[Start of Records for this task]
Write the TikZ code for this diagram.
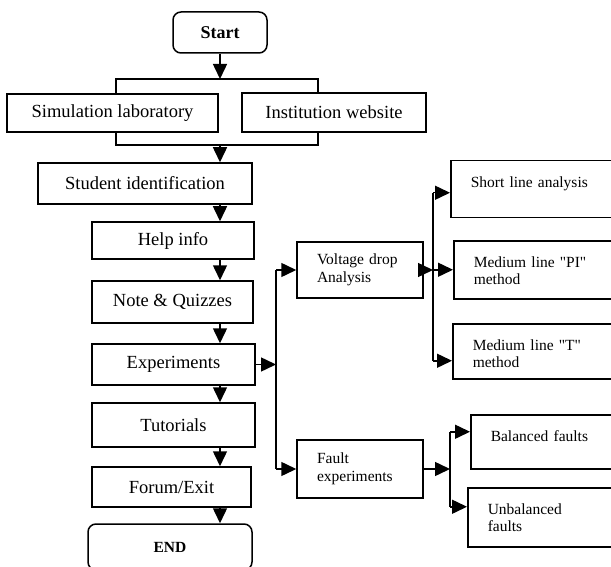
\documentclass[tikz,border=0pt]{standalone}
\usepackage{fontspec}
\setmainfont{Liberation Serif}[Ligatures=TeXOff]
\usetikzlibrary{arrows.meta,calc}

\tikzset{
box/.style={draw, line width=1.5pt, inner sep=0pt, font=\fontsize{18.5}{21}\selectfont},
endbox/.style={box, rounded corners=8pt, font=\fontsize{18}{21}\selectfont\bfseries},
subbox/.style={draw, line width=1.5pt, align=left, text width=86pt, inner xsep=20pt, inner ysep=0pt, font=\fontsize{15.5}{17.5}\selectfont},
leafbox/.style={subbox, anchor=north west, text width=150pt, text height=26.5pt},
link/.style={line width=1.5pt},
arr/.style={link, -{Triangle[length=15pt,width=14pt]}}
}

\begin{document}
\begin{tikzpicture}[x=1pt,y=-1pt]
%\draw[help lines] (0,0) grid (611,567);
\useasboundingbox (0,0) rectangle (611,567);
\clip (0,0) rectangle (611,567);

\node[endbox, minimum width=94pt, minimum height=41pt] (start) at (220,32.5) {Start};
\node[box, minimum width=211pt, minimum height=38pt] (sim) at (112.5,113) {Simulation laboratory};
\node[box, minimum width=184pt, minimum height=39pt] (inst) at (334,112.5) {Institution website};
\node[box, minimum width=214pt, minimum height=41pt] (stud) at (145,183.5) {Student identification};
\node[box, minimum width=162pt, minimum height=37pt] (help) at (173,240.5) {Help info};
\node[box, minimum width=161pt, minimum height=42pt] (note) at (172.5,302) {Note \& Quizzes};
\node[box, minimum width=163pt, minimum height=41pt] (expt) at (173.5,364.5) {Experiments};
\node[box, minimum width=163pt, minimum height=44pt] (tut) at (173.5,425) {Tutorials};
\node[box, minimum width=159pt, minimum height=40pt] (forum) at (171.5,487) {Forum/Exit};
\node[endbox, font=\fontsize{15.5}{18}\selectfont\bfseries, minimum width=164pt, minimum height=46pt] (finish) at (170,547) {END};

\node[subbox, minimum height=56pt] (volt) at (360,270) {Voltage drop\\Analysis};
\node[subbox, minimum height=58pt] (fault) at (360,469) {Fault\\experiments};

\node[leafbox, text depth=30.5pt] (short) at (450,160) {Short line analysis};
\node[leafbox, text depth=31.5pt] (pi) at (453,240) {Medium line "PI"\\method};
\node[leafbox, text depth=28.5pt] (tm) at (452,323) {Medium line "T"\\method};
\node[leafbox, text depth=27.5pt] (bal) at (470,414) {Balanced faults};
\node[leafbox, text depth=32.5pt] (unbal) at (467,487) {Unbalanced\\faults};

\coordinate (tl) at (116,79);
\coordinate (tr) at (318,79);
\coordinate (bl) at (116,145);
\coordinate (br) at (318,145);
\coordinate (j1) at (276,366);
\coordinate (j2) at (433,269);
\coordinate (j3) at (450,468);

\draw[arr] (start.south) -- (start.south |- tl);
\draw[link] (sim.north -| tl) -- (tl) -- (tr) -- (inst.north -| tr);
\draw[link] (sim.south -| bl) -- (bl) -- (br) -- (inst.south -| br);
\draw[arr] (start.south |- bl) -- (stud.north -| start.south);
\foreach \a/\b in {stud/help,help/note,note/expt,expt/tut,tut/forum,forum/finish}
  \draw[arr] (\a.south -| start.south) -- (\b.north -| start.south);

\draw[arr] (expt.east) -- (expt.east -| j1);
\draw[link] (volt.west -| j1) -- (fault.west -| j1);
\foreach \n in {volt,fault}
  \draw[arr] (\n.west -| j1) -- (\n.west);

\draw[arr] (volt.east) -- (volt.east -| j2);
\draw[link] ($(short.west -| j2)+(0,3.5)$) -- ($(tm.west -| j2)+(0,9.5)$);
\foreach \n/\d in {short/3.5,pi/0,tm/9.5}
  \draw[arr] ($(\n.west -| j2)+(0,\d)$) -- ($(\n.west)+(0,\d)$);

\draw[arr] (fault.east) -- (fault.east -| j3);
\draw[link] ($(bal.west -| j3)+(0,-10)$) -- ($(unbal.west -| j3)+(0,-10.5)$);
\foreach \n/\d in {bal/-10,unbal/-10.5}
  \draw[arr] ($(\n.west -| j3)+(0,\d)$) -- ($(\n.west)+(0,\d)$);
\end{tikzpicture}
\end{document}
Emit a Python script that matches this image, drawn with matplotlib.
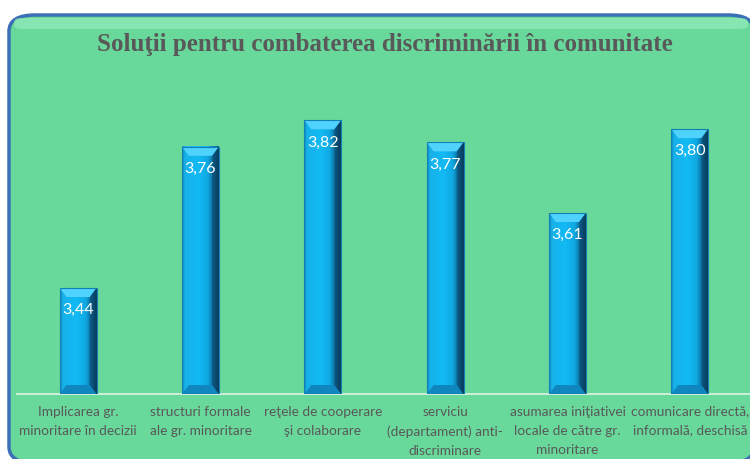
[End of Records for this task]
__Exercise__: Reproduce only the lines of the records from the start up to and including the line that holds "minimum height=58pt] (fault)"; do not carry over any picture.

__Result__:
Write the TikZ code for this diagram.
\documentclass[tikz,border=0pt]{standalone}
\usepackage{fontspec}
\setmainfont{Liberation Serif}[Ligatures=TeXOff]
\usetikzlibrary{arrows.meta,calc}

\tikzset{
box/.style={draw, line width=1.5pt, inner sep=0pt, font=\fontsize{18.5}{21}\selectfont},
endbox/.style={box, rounded corners=8pt, font=\fontsize{18}{21}\selectfont\bfseries},
subbox/.style={draw, line width=1.5pt, align=left, text width=86pt, inner xsep=20pt, inner ysep=0pt, font=\fontsize{15.5}{17.5}\selectfont},
leafbox/.style={subbox, anchor=north west, text width=150pt, text height=26.5pt},
link/.style={line width=1.5pt},
arr/.style={link, -{Triangle[length=15pt,width=14pt]}}
}

\begin{document}
\begin{tikzpicture}[x=1pt,y=-1pt]
%\draw[help lines] (0,0) grid (611,567);
\useasboundingbox (0,0) rectangle (611,567);
\clip (0,0) rectangle (611,567);

\node[endbox, minimum width=94pt, minimum height=41pt] (start) at (220,32.5) {Start};
\node[box, minimum width=211pt, minimum height=38pt] (sim) at (112.5,113) {Simulation laboratory};
\node[box, minimum width=184pt, minimum height=39pt] (inst) at (334,112.5) {Institution website};
\node[box, minimum width=214pt, minimum height=41pt] (stud) at (145,183.5) {Student identification};
\node[box, minimum width=162pt, minimum height=37pt] (help) at (173,240.5) {Help info};
\node[box, minimum width=161pt, minimum height=42pt] (note) at (172.5,302) {Note \& Quizzes};
\node[box, minimum width=163pt, minimum height=41pt] (expt) at (173.5,364.5) {Experiments};
\node[box, minimum width=163pt, minimum height=44pt] (tut) at (173.5,425) {Tutorials};
\node[box, minimum width=159pt, minimum height=40pt] (forum) at (171.5,487) {Forum/Exit};
\node[endbox, font=\fontsize{15.5}{18}\selectfont\bfseries, minimum width=164pt, minimum height=46pt] (finish) at (170,547) {END};

\node[subbox, minimum height=56pt] (volt) at (360,270) {Voltage drop\\Analysis};
\node[subbox, minimum height=58pt] (fault) at (360,469) {Fault\\experiments};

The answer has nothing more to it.